Uganda's President Yoweri Museveni recently wrote to Clare Short, Britain's international cooperation minister, asking for military help to ward off feared Rwandan aggression. He has also asked the World Bank to allow for an increased military budget. However the request was refused because the bank says government spending, which increased from 9% of GDP in 1998/99 to 11.5% in 2000/01, benefited the military at the expense of other development.
Museveni is also seeking the support of South Africa, which he believes is sympathetic to the Rwandan version of events that led to the battle between Ugandan and Rwandan armies in Kisangani in 1999; the two countries subsequently established a peace commission to study the problem.

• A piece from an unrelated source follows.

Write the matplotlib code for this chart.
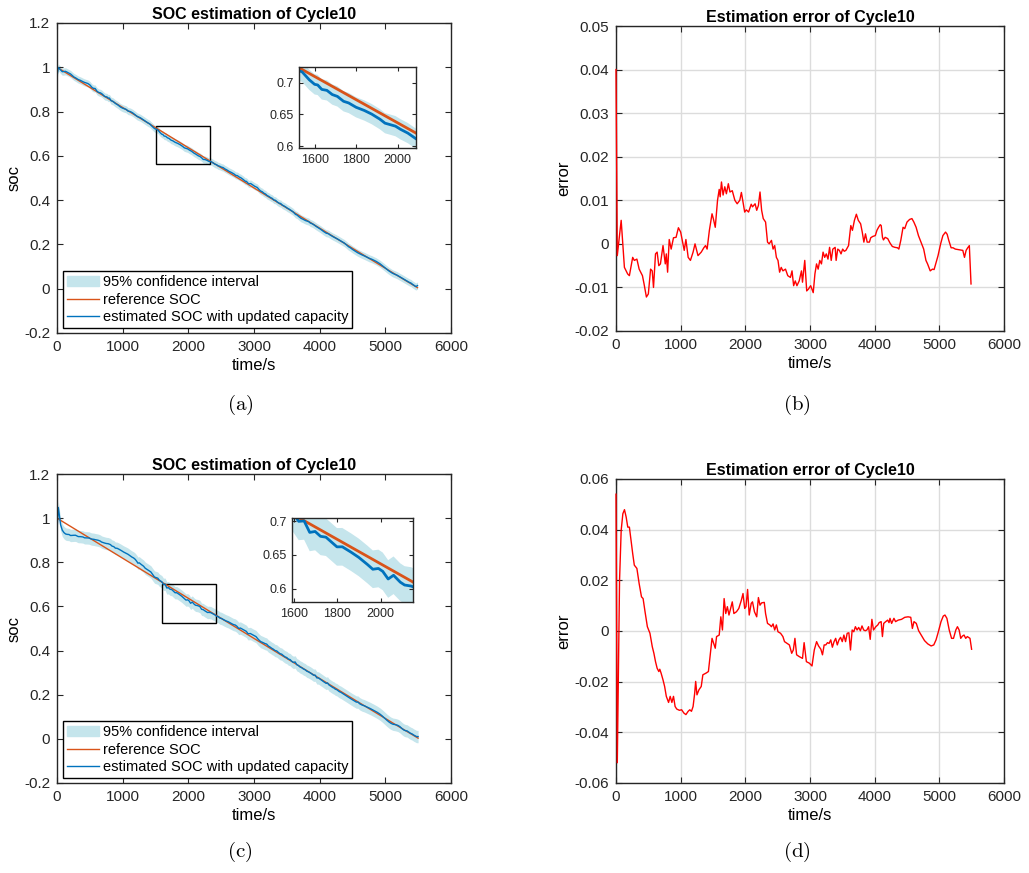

Ugandan government officials have hinted at an apparent trade-off for SA's favours, with Museveni offering the Uganda Commercial Bank to a South African bank, Stanbic, for $19.5 million - ignoring the Development Finance Company of Uganda's offer of $25m.
Dissidents on each side
Rwandan and Ugandan defence ministers met this month and agreed to ease tension, to prevent dissidents from using their territory to destabilise each other's regimes, and to allow independent observers into border areas to assess security disputes.
Museveni fears a Rwandan threat to Uganda's stability, and Rwandan President Paul Kagame alleges that Uganda is allowing the training of dissidents in Nakivale and Kyaka camps. The arrest of former Kagame bodyguard Kasangwa Masudi in the Tanzanian district of Kagera, bordering Uganda, has heightened his suspicions.